Старик даже испугался. «В уме ли ты?» — говорит. «Был», — говорю. Да на улицу гляжу — над ямами ни дымочка. Подбегаю к крайней — вода, а на воде головешки плавают. И в другой то же, и в третьей.

— Неужели все шурфы затопил? — со смехом спросил тоже развеселившийся Андрей.

— Все как есть. Сейчас-то, конечно, смешно, а тогда меня слеза прошибла.
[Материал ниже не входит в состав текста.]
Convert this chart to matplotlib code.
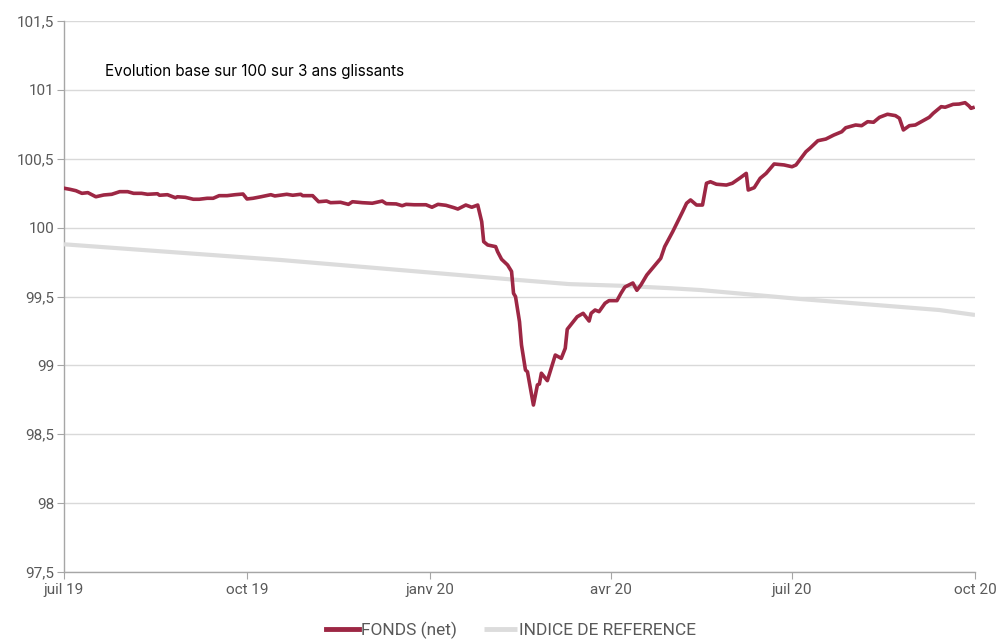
import matplotlib
matplotlib.use("Agg")
import matplotlib.pyplot as plt
import pandas as pd

start_date = "2019-07-01"

# FONDS (net): day offsets from start_date and values
fonds_days = [0, 3, 6, 9, 12, 16, 20, 24, 28, 32, 35, 39, 42, 47, 48, 52, 56, 57, 61, 65,
              68, 72, 75, 78, 82, 86, 90, 92, 95, 99, 104, 106, 112, 115, 119, 120, 125, 128, 132, 134,
              139, 143, 145, 150, 155, 160, 162, 167, 170, 172, 176, 182, 185, 188, 192, 196, 198, 202, 205, 208,
              209, 210, 211, 213, 217, 218, 220, 223, 225, 226, 227, 229, 230, 232, 233, 236, 238, 239, 240, 243,
              247, 250, 252, 253, 258, 261, 264, 265, 267, 269, 272, 274, 278, 280, 282, 286, 288, 290, 293, 300,
              302, 306, 311, 313, 315, 318, 321, 323, 325, 328, 333, 336, 340, 343, 344, 347, 350, 353, 357, 362,
              366, 368, 373, 375, 379, 383, 387, 391, 393, 398, 401, 404, 407, 410, 414, 418, 420, 422, 425, 428,
              431, 435, 437, 441, 443, 447, 450, 453, 455, 456, 457]
fonds_values = [100.286, 100.278, 100.268, 100.249, 100.254, 100.224, 100.237, 100.242, 100.261, 100.261,
                100.249, 100.249, 100.242, 100.246, 100.235, 100.239, 100.217, 100.224, 100.220, 100.206,
                100.206, 100.213, 100.213, 100.232, 100.232, 100.239, 100.244, 100.208, 100.213, 100.224,
                100.239, 100.230, 100.242, 100.235, 100.242, 100.232, 100.232, 100.188, 100.193, 100.181,
                100.184, 100.169, 100.188, 100.181, 100.177, 100.193, 100.174, 100.172, 100.159, 100.169,
                100.166, 100.166, 100.148, 100.169, 100.162, 100.145, 100.135, 100.164, 100.148, 100.164,
                100.104, 100.043, 99.898, 99.874, 99.862, 99.825, 99.770, 99.729, 99.682, 99.523,
                99.499, 99.317, 99.148, 98.966, 98.954, 98.712, 98.858, 98.865, 98.943, 98.889,
                99.075, 99.051, 99.124, 99.262, 99.353, 99.378, 99.322, 99.378, 99.402, 99.390,
                99.451, 99.470, 99.470, 99.523, 99.569, 99.598, 99.545, 99.583, 99.656, 99.777,
                99.862, 99.970, 100.116, 100.177, 100.201, 100.164, 100.164, 100.322, 100.333, 100.315,
                100.309, 100.322, 100.362, 100.394, 100.273, 100.290, 100.358, 100.394, 100.462, 100.455,
                100.442, 100.455, 100.551, 100.576, 100.631, 100.643, 100.672, 100.696, 100.725, 100.745,
                100.740, 100.769, 100.765, 100.801, 100.823, 100.813, 100.794, 100.709, 100.740, 100.745,
                100.769, 100.801, 100.830, 100.878, 100.874, 100.895, 100.897, 100.907, 100.883, 100.866,
                100.871]

# INDICE DE REFERENCE
indice_days = [0, 109, 179, 224, 254, 280, 305, 320, 370, 440, 458]
indice_values = [99.879, 99.765, 99.680, 99.625, 99.590, 99.578, 99.560, 99.547, 99.482, 99.402, 99.366]

x_tick_dates = ["2019-07-01", "2019-10-01", "2020-01-01", "2020-04-01", "2020-07-01", "2020-10-01"]
x_tick_labels = ["juil 19", "oct 19", "janv 20", "avr 20", "juil 20", "oct 20"]
y_ticks = [97.5, 98, 98.5, 99, 99.5, 100, 100.5, 101, 101.5]
y_tick_labels = ["97,5", "98", "98,5", "99", "99,5", "100", "100,5", "101", "101,5"]

title_text = "Evolution base sur 100 sur 3 ans glissants"
series_names = ["FONDS (net)", "INDICE DE REFERENCE"]

t0 = pd.Timestamp(start_date)
fonds_dates = [t0 + pd.Timedelta(days=d) for d in fonds_days]
indice_dates = [t0 + pd.Timedelta(days=d) for d in indice_days]

label_font = ['Roboto', 'DejaVu Sans']
grey_text = '#595959'

fig = plt.figure(figsize=(9.99, 6.39), dpi=100)
ax = fig.add_axes([64/999, 67/639, 911/999, 551/639])

ax.plot(indice_dates, indice_values, color='#dcdcdc', lw=3.0, solid_capstyle='butt',
        label=series_names[1], zorder=3)
ax.plot(fonds_dates, fonds_values, color='#9d2744', lw=2.6, solid_joinstyle='round',
        label=series_names[0], zorder=4)

ax.set_xlim(pd.Timestamp(x_tick_dates[0]), pd.Timestamp(x_tick_dates[-1]))
ax.set_ylim(y_ticks[0], y_ticks[-1])

ax.set_xticks([pd.Timestamp(d) for d in x_tick_dates])
ax.set_xticklabels(x_tick_labels, family=label_font, fontsize=11, color=grey_text)
ax.set_yticks(y_ticks)
ax.set_yticklabels(y_tick_labels, family=label_font, fontsize=11, color=grey_text)

ax.grid(axis='y', color='#d9d9d9', lw=1.0, zorder=0)
ax.set_axisbelow(True)
for s in ['top', 'right']:
    ax.spines[s].set_visible(False)
for s in ['left', 'bottom']:
    ax.spines[s].set_color('#a6a6a6')
    ax.spines[s].set_linewidth(1.0)
ax.tick_params(axis='x', length=5, color='#a6a6a6', pad=3)
ax.tick_params(axis='y', length=5, color='#a6a6a6', pad=2)

ax.text(0.045, 0.908, title_text, transform=ax.transAxes, fontsize=11,
        family=['Inter', 'DejaVu Sans'], color='black', va='center', ha='left')

handles, labels = ax.get_legend_handles_labels()
leg = fig.legend(handles[::-1], labels[::-1], loc='center', bbox_to_anchor=(511/999, 1 - 630/639),
                 ncol=2, frameon=False, handlelength=1.9, handletextpad=0.12, columnspacing=1.6,
                 prop={'family': label_font, 'size': 12.5})
for t in leg.get_texts():
    t.set_color(grey_text)
for l in leg.get_lines():
    l.set_linewidth(3.5)

fig.savefig("out.png", dpi=100)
Они вышли из барака и начали взбираться на крутой склон. Погожий золотой осенний день стоял над горами. Разведчики на россыпи по ключу тоже работали: Андрей и Чулков ясно слышали грубые голоса и глухие удары бабой, доносившиеся снизу, но все их помыслы были сосредоточены на рудной. Оба думали о жизни, которая закипит скоро в этой долине.

— Мирский с Мышкиным на амбарчике все перелопатили бы, да ладно, что бур им вовремя забросили, теперь будут действовать по правилам, — говорил Моряк, проворно прихрамывая подле Андрея, когда они вечером возвращались в барак. — Я Мите говорил: надсадишься, мол, бешеное дитя. Земляная работа — она тяжелый воз: не гони, как раз к сроку поспеет. Главное, не сбить охотку, пока до золота не дорвались…

— Теперь, похоже, дорвались, — отозвался Андрей, уловив только последние слова.

— Точно! Видели бы вы, что тут у нас творилось вчера!

Чулков предостерегающе кашлянул.

— Что же? — спросил Андрей.

— Всех уложило. Такая качка была, боже мой! А всего-то по литровке на брата не вышло, — болтал Моряк, невзирая на знаки Чулкова.